*What you have to do*:
Reproduce the listing below exactly. Pictures do not belong in the copy.

──────────────────────────────

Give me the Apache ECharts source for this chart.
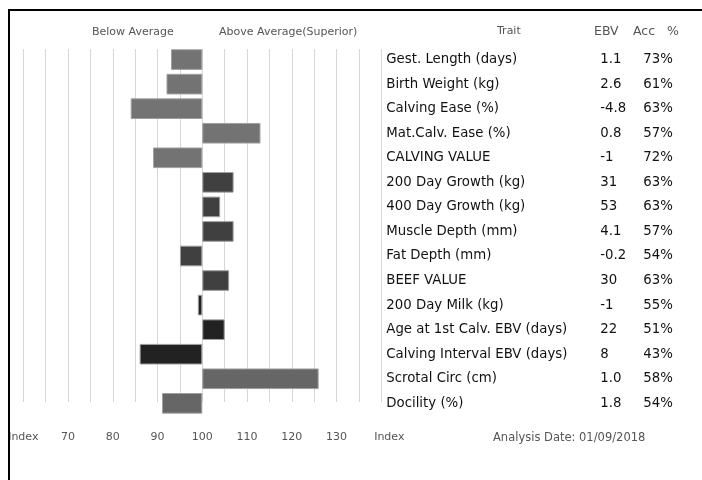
<!DOCTYPE html>
<html>
<head>
<meta charset="utf-8">
<style>
  html, body { margin: 0; padding: 0; background: #fff; }
  #chart { width: 702px; height: 480px; }
</style>
<script src="https://cdn.jsdelivr.net/npm/echarts@6/dist/echarts.min.js"></script>
</head>
<body>
<div id="chart"></div>
<script>
// ---- data ----
var traits = ['Gest. Length (days)', 'Birth Weight (kg)', 'Calving Ease (%)', 'Mat.Calv. Ease (%)', 'CALVING VALUE',
  '200 Day Growth (kg)', '400 Day Growth (kg)', 'Muscle Depth (mm)', 'Fat Depth (mm)', 'BEEF VALUE',
  '200 Day Milk (kg)', 'Age at 1st Calv. EBV (days)', 'Calving Interval EBV (days)', 'Scrotal Circ (cm)', 'Docility (%)'];
var ebv = ['1.1', '2.6', '-4.8', '0.8', '-1', '31', '53', '4.1', '-0.2', '30', '-1', '22', '8', '1.0', '1.8'];
var acc = [73, 61, 63, 57, 72, 63, 63, 57, 54, 63, 55, 51, 43, 58, 54];
var indexValues = [93, 92, 84, 113, 89, 107, 104, 107, 95, 106, 99, 105, 86, 126, 91];
var groups = ['A', 'A', 'A', 'A', 'A', 'B', 'B', 'B', 'B', 'B', 'C', 'C', 'C', 'D', 'D'];
var tickLabels = ['Index', '70', '80', '90', '100', '110', '120', '130', 'Index'];
var baseIndex = 100;

// ---- styles ----
var groupColors = { A: '#737373', B: '#404040', C: '#222222', D: '#666666' };
var tableFont = '"DejaVu Sans", sans-serif';
var smallFont = '"DejaVu Sans", sans-serif';

var chart = echarts.init(document.getElementById('chart'), null, { renderer: 'canvas' });

var barData = indexValues.map(function (v, i) {
  return { value: v - baseIndex, itemStyle: { color: groupColors[groups[i]] } };
});

var option = {
  animation: false,
  backgroundColor: '#fff',
  grid: [
    { left: 23.3, right: 320.7, top: 49, height: 353 },
    { left: 23.3, right: 320.7, top: 47.3, height: 368.3 }
  ],
  xAxis: [
    {
      gridIndex: 0, type: 'value', min: -40, max: 40, interval: 5,
      axisLine: { show: false }, axisTick: { show: false }, axisLabel: { show: false },
      splitLine: { show: true, lineStyle: { color: '#d6d6d6', width: 1 } }
    },
    {
      gridIndex: 1, type: 'value', min: -40, max: 40, interval: 10,
      axisLine: { show: false }, axisTick: { show: false },
      splitLine: { show: false },
      axisLabel: {
        margin: 16, color: '#555', fontFamily: smallFont, fontSize: 11,
        formatter: function (v) {
          var i = Math.round((v + 40) / 10);
          if (i === tickLabels.length - 1) return '{r|' + tickLabels[i] + '}';
          return tickLabels[i];
        },
        rich: { r: { padding: [0, 0, 0, 16], color: '#555', fontFamily: smallFont, fontSize: 11 } }
      }
    }
  ],
  yAxis: [
    { gridIndex: 0, type: 'value', show: false },
    {
      gridIndex: 1, type: 'category', data: traits, inverse: true, position: 'right',
      axisLine: { show: false }, axisTick: { show: false }, splitLine: { show: false },
      axisLabel: {
        margin: 5, align: 'left',
        formatter: function (val, idx) {
          return '{t|' + traits[idx] + '}{e|' + ebv[idx] + '}{a|' + acc[idx] + '%}';
        },
        rich: {
          t: { width: 214, fontFamily: tableFont, fontSize: 13.3, color: '#111' },
          e: { width: 43, fontFamily: tableFont, fontSize: 13.3, color: '#111' },
          a: { fontFamily: tableFont, fontSize: 13.3, color: '#111' }
        }
      }
    }
  ],
  series: [
    {
      type: 'bar', xAxisIndex: 1, yAxisIndex: 1,
      data: barData, barWidth: '84%',
      itemStyle: { borderColor: '#a0a0a0', borderWidth: 1 }
    }
  ],
  graphic: [
    { type: 'rect', shape: { x: 9, y: 10, width: 720, height: 500 }, style: { fill: 'none', stroke: '#000', lineWidth: 2 }, z: 100 },
    { type: 'text', left: 92, top: 27, style: { text: 'Below Average', font: '11px ' + smallFont, fill: '#555' } },
    { type: 'text', left: 219, top: 27, style: { text: 'Above Average(Superior)', font: '11px ' + smallFont, fill: '#555' } },
    { type: 'text', left: 497, top: 26, style: { text: 'Trait', font: '11px ' + smallFont, fill: '#555' } },
    { type: 'text', left: 594, top: 25, style: { text: 'EBV', font: '12.5px ' + smallFont, fill: '#555' } },
    { type: 'text', left: 633, top: 25, style: { text: 'Acc', font: '12.5px ' + smallFont, fill: '#555' } },
    { type: 'text', left: 667, top: 25, style: { text: '%', font: '12.5px ' + smallFont, fill: '#555' } },
    { type: 'text', left: 493, top: 432, style: { text: 'Analysis Date: 01/09/2018', font: '11.5px ' + smallFont, fill: '#555' } }
  ]
};

chart.setOption(option);
</script>
</body>
</html>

──────────────────────────────

*Output of the exercise*:
Give me the Apache ECharts source for this chart.
<!DOCTYPE html>
<html>
<head>
<meta charset="utf-8">
<style>
  html, body { margin: 0; padding: 0; background: #fff; }
  #chart { width: 702px; height: 480px; }
</style>
<script src="https://cdn.jsdelivr.net/npm/echarts@6/dist/echarts.min.js"></script>
</head>
<body>
<div id="chart"></div>
<script>
// ---- data ----
var traits = ['Gest. Length (days)', 'Birth Weight (kg)', 'Calving Ease (%)', 'Mat.Calv. Ease (%)', 'CALVING VALUE',
  '200 Day Growth (kg)', '400 Day Growth (kg)', 'Muscle Depth (mm)', 'Fat Depth (mm)', 'BEEF VALUE',
  '200 Day Milk (kg)', 'Age at 1st Calv. EBV (days)', 'Calving Interval EBV (days)', 'Scrotal Circ (cm)', 'Docility (%)'];
var ebv = ['1.1', '2.6', '-4.8', '0.8', '-1', '31', '53', '4.1', '-0.2', '30', '-1', '22', '8', '1.0', '1.8'];
var acc = [73, 61, 63, 57, 72, 63, 63, 57, 54, 63, 55, 51, 43, 58, 54];
var indexValues = [93, 92, 84, 113, 89, 107, 104, 107, 95, 106, 99, 105, 86, 126, 91];
var groups = ['A', 'A', 'A', 'A', 'A', 'B', 'B', 'B', 'B', 'B', 'C', 'C', 'C', 'D', 'D'];
var tickLabels = ['Index', '70', '80', '90', '100', '110', '120', '130', 'Index'];
var baseIndex = 100;

// ---- styles ----
var groupColors = { A: '#737373', B: '#404040', C: '#222222', D: '#666666' };
var tableFont = '"DejaVu Sans", sans-serif';
var smallFont = '"DejaVu Sans", sans-serif';

var chart = echarts.init(document.getElementById('chart'), null, { renderer: 'canvas' });

var barData = indexValues.map(function (v, i) {
  return { value: v - baseIndex, itemStyle: { color: groupColors[groups[i]] } };
});

var option = {
  animation: false,
  backgroundColor: '#fff',
  grid: [
    { left: 23.3, right: 320.7, top: 49, height: 353 },
    { left: 23.3, right: 320.7, top: 47.3, height: 368.3 }
  ],
  xAxis: [
    {
      gridIndex: 0, type: 'value', min: -40, max: 40, interval: 5,
      axisLine: { show: false }, axisTick: { show: false }, axisLabel: { show: false },
      splitLine: { show: true, lineStyle: { color: '#d6d6d6', width: 1 } }
    },
    {
      gridIndex: 1, type: 'value', min: -40, max: 40, interval: 10,
      axisLine: { show: false }, axisTick: { show: false },
      splitLine: { show: false },
      axisLabel: {
        margin: 16, color: '#555', fontFamily: smallFont, fontSize: 11,
        formatter: function (v) {
          var i = Math.round((v + 40) / 10);
          if (i === tickLabels.length - 1) return '{r|' + tickLabels[i] + '}';
          return tickLabels[i];
        },
        rich: { r: { padding: [0, 0, 0, 16], color: '#555', fontFamily: smallFont, fontSize: 11 } }
      }
    }
  ],
  yAxis: [
    { gridIndex: 0, type: 'value', show: false },
    {
      gridIndex: 1, type: 'category', data: traits, inverse: true, position: 'right',
      axisLine: { show: false }, axisTick: { show: false }, splitLine: { show: false },
      axisLabel: {
        margin: 5, align: 'left',
        formatter: function (val, idx) {
          return '{t|' + traits[idx] + '}{e|' + ebv[idx] + '}{a|' + acc[idx] + '%}';
        },
        rich: {
          t: { width: 214, fontFamily: tableFont, fontSize: 13.3, color: '#111' },
          e: { width: 43, fontFamily: tableFont, fontSize: 13.3, color: '#111' },
          a: { fontFamily: tableFont, fontSize: 13.3, color: '#111' }
        }
      }
    }
  ],
  series: [
    {
      type: 'bar', xAxisIndex: 1, yAxisIndex: 1,
      data: barData, barWidth: '84%',
      itemStyle: { borderColor: '#a0a0a0', borderWidth: 1 }
    }
  ],
  graphic: [
    { type: 'rect', shape: { x: 9, y: 10, width: 720, height: 500 }, style: { fill: 'none', stroke: '#000', lineWidth: 2 }, z: 100 },
    { type: 'text', left: 92, top: 27, style: { text: 'Below Average', font: '11px ' + smallFont, fill: '#555' } },
    { type: 'text', left: 219, top: 27, style: { text: 'Above Average(Superior)', font: '11px ' + smallFont, fill: '#555' } },
    { type: 'text', left: 497, top: 26, style: { text: 'Trait', font: '11px ' + smallFont, fill: '#555' } },
    { type: 'text', left: 594, top: 25, style: { text: 'EBV', font: '12.5px ' + smallFont, fill: '#555' } },
    { type: 'text', left: 633, top: 25, style: { text: 'Acc', font: '12.5px ' + smallFont, fill: '#555' } },
    { type: 'text', left: 667, top: 25, style: { text: '%', font: '12.5px ' + smallFont, fill: '#555' } },
    { type: 'text', left: 493, top: 432, style: { text: 'Analysis Date: 01/09/2018', font: '11.5px ' + smallFont, fill: '#555' } }
  ]
};

chart.setOption(option);
</script>
</body>
</html>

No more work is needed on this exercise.